Disney hit by backlash after thanking Xinjiang authorities in ‘Mulan’ credits
Disney has publicly thanked a Chinese government agency accused of human rights abuses in Xinjiang for its help in making “Mulan” — a revelation that has provoked a storm of criticism online.
Disney acknowledges several Chinese government bodies in the credits for the live-action remake of the 1998 animated picture of the same name, but a few in particular have raised red flags: The Xinjiang government’s publicity department and the Public Security and Tourism bureaus for Turpan, a city of about 633,400 people just outside Xinjiang’s capital Urumqi.
Disney did not respond to a request for comment from CNN Business to its media inquiry line, and to US press officers about the film and the credits. It’s not clear how much of “Mulan” may have been shot in Xinjiang, though people who worked on the movie have said on social media and in interviews that they scouted and filmed locations there.
The US State Department estimates that since 2015 as many as two million of the Muslim-majority Uyghurs and other Turkic minorities have been imprisoned in enormous re-education camps in Xinjiang.
The Turpan Public Security Bureau has been listed by the US government as an organization involved in “human rights violations and abuses” in the region.
Beijing has long defended the crackdown in Xinjiang as necessary to tackle extremism and terrorism, and said it is in line with Chinese law and international practice, calling accusations of mass detentions a “groundless lie” and “sensational rumor.” A spokesperson for the country’s foreign ministry on Tuesday reiterated its defense of what it calls its Xinjiang “vocational skills education and training centers.” CNN Business has reached out to the Xinjiang government and Turpan’s tourism bureau, but Turpan’s Public Security bureau could not be reached for comment.
“There are no so-called concentration camps in Xinjiang,” said China’s Foreign Ministry spokesperson Zhao Lijian. “The establishment of vocational skills education and training centers in Xinjiang in accordance with the law is a useful attempt and active exploration for preventive counter-terrorism and de-radicalization.”
But the connections between Xinjiang and “Mulan” have ignited widespread criticism on social media since its release Friday on Disney+, the company’s streaming service. Human rights advocates are now calling on Disney to make public any agreements with the Chinese government over filming in the region.
“[It’s] deeply disturbing that Beijing thought it was okay to partner with, and also thank, government departments, specifically propaganda departments, and a public security bureau from a region in China that is complicit with genocide,” said Isaac Stone Fish, senior fellow at the Asia Society, a New York based non-profit organization focused on raising awareness of Asia.
A film plagued by setbacks
Disney hoped that “Mulan” would be a major success at the lucrative Chinese box office, now the second-largest in the world. The company spoke last year about its dedication to making the film culturally accurate — remarks that were reported in Chinese state media.

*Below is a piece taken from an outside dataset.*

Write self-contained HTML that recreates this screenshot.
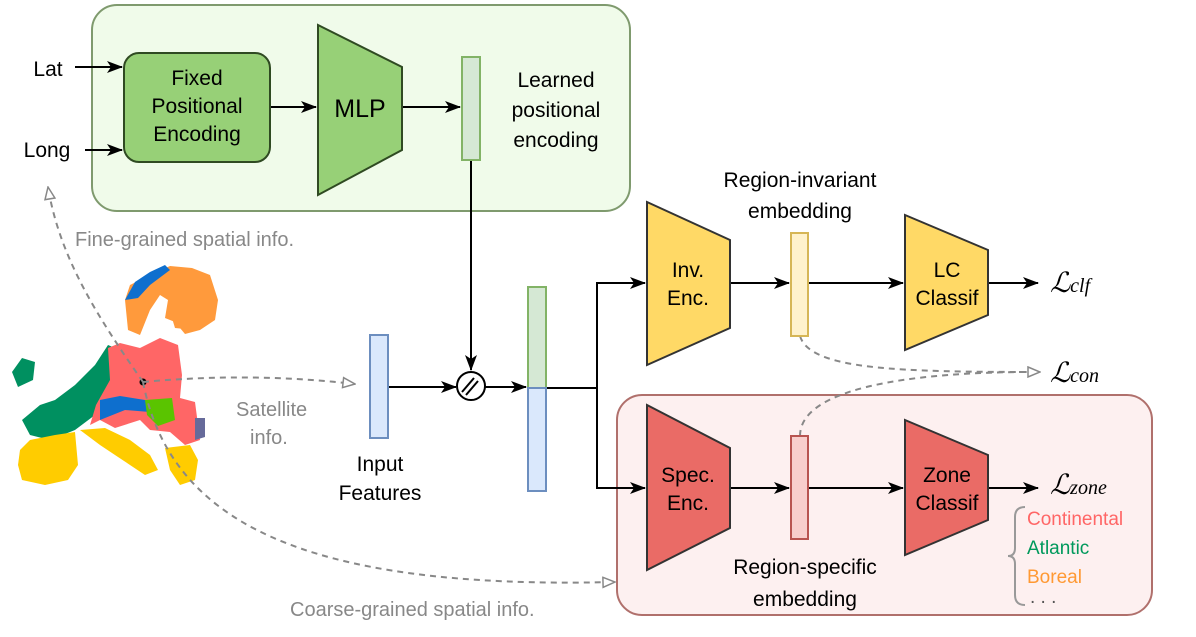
<!DOCTYPE html>
<html><head><meta charset="utf-8"><style>body{margin:0;background:#fff}svg{display:block}</style></head><body>
<svg width="1196" height="637" viewBox="0 0 1196 637" xmlns="http://www.w3.org/2000/svg" font-family="Liberation Sans, sans-serif">
<defs>
<marker id="a" markerWidth="16" markerHeight="12" refX="15" refY="6" orient="auto" markerUnits="userSpaceOnUse"><path d="M0,0 L16,6 L0,12 L4,6z" fill="#000"/></marker>
<marker id="o" markerWidth="14" markerHeight="12" refX="13" refY="6" orient="auto" markerUnits="userSpaceOnUse"><path d="M1,1 L13,6 L1,11z" fill="#fff" stroke="#888" stroke-width="1.5"/></marker>
</defs>
<rect x="92" y="5" width="538" height="206" rx="25" fill="#f0fbea" stroke="#7f9a6e" stroke-width="2"/>
<rect x="617" y="395" width="535" height="220" rx="25" fill="#fdf0f0" stroke="#b0706c" stroke-width="2"/>
<!-- map -->
<g>
<path d="M125,300 L130,285 L150,275 L170,266 L192,268 L210,275 L218,300 L215,320 L200,330 L185,334 L175,322 L165,318 L168,300 L160,295 L150,310 L140,335 L128,330 Z" fill="#ff9a3c"/>
<path d="M168,305 L200,300 L208,320 L195,330 L175,328Z" fill="#ff9a3c"/>
<path d="M125,300 L135,282 L150,272 L165,265 L170,270 L150,285 L138,298 Z" fill="#0e6fce"/>
<path d="M12,372 L22,358 L35,362 L33,380 L18,387 Z" fill="#009060"/>
<path d="M40,405 L55,400 L75,385 L95,365 L108,345 L120,350 L112,380 L95,415 L75,430 L50,440 L30,435 L22,420 Z" fill="#009060"/>
<path d="M108,348 L120,343 L140,348 L160,338 L178,345 L182,375 L180,398 L195,402 L200,440 L185,445 L170,432 L150,430 L140,420 L115,428 L100,420 L90,425 L96,405 L110,380 Z" fill="#ff6666"/>
<path d="M100,400 L120,396 L145,400 L150,412 L125,410 L100,420Z" fill="#0e6fce"/>
<path d="M145,400 L172,398 L175,420 L158,426 L147,415Z" fill="#5ac400"/>
<path d="M195,418 L205,418 L205,437 L195,440Z" fill="#666a9a"/>
<path d="M20,450 L30,440 L55,435 L75,432 L78,465 L68,480 L45,485 L22,480 L18,465Z" fill="#ffcc00"/>
<path d="M80,430 L105,428 L130,440 L150,455 L158,470 L145,475 L130,465 L115,455 L100,445 Z" fill="#ffcc00"/>
<path d="M165,448 L190,445 L198,460 L195,480 L180,485 L170,470Z" fill="#ffcc00"/>
<circle cx="143" cy="382" r="3.5" fill="#000"/>
</g>
<g fill="none" stroke="#888" stroke-width="2" stroke-dasharray="6,5">
<path d="M143,382 C100,320 60,260 48,187" marker-end="url(#o)"/>
<path d="M143,382 Q250,372 355,384" marker-end="url(#o)"/>
<path d="M143,382 C170,520 300,590 615,582" marker-end="url(#o)"/>
<path d="M800,336 C810,370 900,372 1040,372" marker-end="url(#o)"/>
<path d="M800,436 C800,380 950,372 1030,372"/>
</g>
<g stroke="#000" stroke-width="2" fill="none">
<line x1="75" y1="67" x2="122" y2="67" marker-end="url(#a)"/>
<line x1="85" y1="150" x2="122" y2="150" marker-end="url(#a)"/>
<line x1="270" y1="107" x2="316" y2="107" marker-end="url(#a)"/>
<line x1="402" y1="107" x2="460" y2="107" marker-end="url(#a)"/>
<line x1="471" y1="160" x2="471" y2="370" marker-end="url(#a)"/>
<line x1="388" y1="387" x2="456" y2="387" marker-end="url(#a)"/>
<line x1="485" y1="387" x2="526" y2="387" marker-end="url(#a)"/>
<path d="M546,388 L597,388 L597,283 L645,283" marker-end="url(#a)"/>
<path d="M597,388 L597,488 L645,488" marker-end="url(#a)"/>
<line x1="730" y1="283" x2="789" y2="283" marker-end="url(#a)"/>
<line x1="808" y1="283" x2="903" y2="283" marker-end="url(#a)"/>
<line x1="988" y1="283" x2="1038" y2="283" marker-end="url(#a)"/>
<line x1="730" y1="488" x2="789" y2="488" marker-end="url(#a)"/>
<line x1="808" y1="488" x2="903" y2="488" marker-end="url(#a)"/>
<line x1="988" y1="488" x2="1038" y2="488" marker-end="url(#a)"/>
</g>
<rect x="124" y="53" width="146" height="109" rx="15" fill="#97d077" stroke="#2f4a22" stroke-width="2"/>
<path d="M318,25 L402,67 L402,150 L318,195Z" fill="#97d077" stroke="#2f4a22" stroke-width="2"/>
<rect x="462" y="57" width="18" height="103" fill="#d5e8d4" stroke="#82b366" stroke-width="2"/>
<rect x="370" y="335" width="18" height="103" fill="#dae8fc" stroke="#6c8ebf" stroke-width="2"/>
<circle cx="471" cy="386" r="14" fill="#fff" stroke="#000" stroke-width="2"/>
<g stroke="#000" stroke-width="2"><line x1="462" y1="392" x2="474" y2="378"/><line x1="466" y1="395" x2="478" y2="381"/></g>
<rect x="528" y="287" width="18" height="101" fill="#d5e8d4" stroke="#82b366" stroke-width="2"/>
<rect x="528" y="388" width="18" height="103" fill="#dae8fc" stroke="#6c8ebf" stroke-width="2"/>
<path d="M647,202 L730,240 L730,328 L647,365Z" fill="#ffd966" stroke="#333" stroke-width="2"/>
<rect x="791" y="233" width="17" height="103" fill="#fff2cc" stroke="#d6b656" stroke-width="2"/>
<path d="M905,215 L988,250 L988,315 L905,350Z" fill="#ffd966" stroke="#333" stroke-width="2"/>
<path d="M647,405 L730,448 L730,528 L647,570Z" fill="#ea6b66" stroke="#333" stroke-width="2"/>
<rect x="791" y="436" width="17" height="103" fill="#f8cecc" stroke="#b85450" stroke-width="2"/>
<path d="M905,420 L988,455 L988,520 L905,555Z" fill="#ea6b66" stroke="#333" stroke-width="2"/>
<path d="M1025,507 Q1015,507 1015,517 L1015,548 Q1015,556 1008,556 Q1015,556 1015,564 L1015,595 Q1015,605 1025,605" fill="none" stroke="#999" stroke-width="2"/>
<g font-size="21" fill="#000" text-anchor="middle">
<text x="48" y="76">Lat</text>
<text x="47" y="157">Long</text>
<text x="197" y="85">Fixed</text>
<text x="197" y="113">Positional</text>
<text x="197" y="141">Encoding</text>
<text x="360" y="117" font-size="25">MLP</text>
<text x="556" y="87">Learned</text>
<text x="556" y="117">positional</text>
<text x="556" y="147">encoding</text>
<text x="380" y="471">Input</text>
<text x="380" y="500">Features</text>
<text x="688" y="277">Inv.</text>
<text x="688" y="305">Enc.</text>
<text x="800" y="187">Region-invariant</text>
<text x="800" y="218">embedding</text>
<text x="947" y="277">LC</text>
<text x="947" y="305">Classif</text>
<text x="688" y="482">Spec.</text>
<text x="688" y="510">Enc.</text>
<text x="805" y="574">Region-specific</text>
<text x="805" y="606">embedding</text>
<text x="947" y="482">Zone</text>
<text x="947" y="510">Classif</text>
</g>
<g font-size="20" fill="#888">
<text x="75" y="246">Fine-grained spatial info.</text>
<text x="236" y="416">Satellite</text>
<text x="250" y="444">info.</text>
<text x="290" y="616">Coarse-grained spatial info.</text>
</g>
<g font-family="Liberation Serif, serif" font-style="italic" fill="#000">
<text x="1050" y="292" font-size="28">ℒ<tspan font-size="20">clf</tspan></text>
<text x="1050" y="382" font-size="28">ℒ<tspan font-size="20">con</tspan></text>
<text x="1050" y="494" font-size="28">ℒ<tspan font-size="20">zone</tspan></text>
</g>
<g font-size="19">
<text x="1027" y="525" fill="#ff6666">Continental</text>
<text x="1027" y="554" fill="#00995c">Atlantic</text>
<text x="1027" y="583" fill="#ff9933">Boreal</text>
<text x="1030" y="603" fill="#555">. . .</text>
</g>
</svg>
</body></html>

“We spent a lot of time in the beginning with scholars, experts and people from the region. And we spent a great deal of time in China,” said Sean Bailey, president of Walt Disney Studios Motion Picture Production, at a Disney expo event last year, reported the state-run news agency Xinhua. Bailey added that the studio “not only has a Chinese cast but also brought in a Chinese producer to make the movie with them,” the outlet noted.
Eschewing the musicality of Disney’s earlier animated feature of the same name, one box office analyst told CNN Business earlier this year that the live-action epic was “tailor-made for success.”
But the film — which is based on a traditional Chinese legend about a female warrior who disguised herself as a man and took her father’s place in the army — has already faced controversy and setbacks.
In August 2019, pro-democracy activists in Hong Kong called for a boycott of “Mulan” after the lead actor expressed support for Hong Kong police on her social media account.
“I support the Hong Kong police. You can all attack me now. What a shame for Hong Kong,” Liu Yifei, a Chinese-born US citizen who plays the titular Hua Mulan, posted to her official Weibo account. At the time, Hong Kong police faced allegations of excessive violence against protesters. (Hong Kong police defended their actions in September 2019, saying they had been “so restrained.”)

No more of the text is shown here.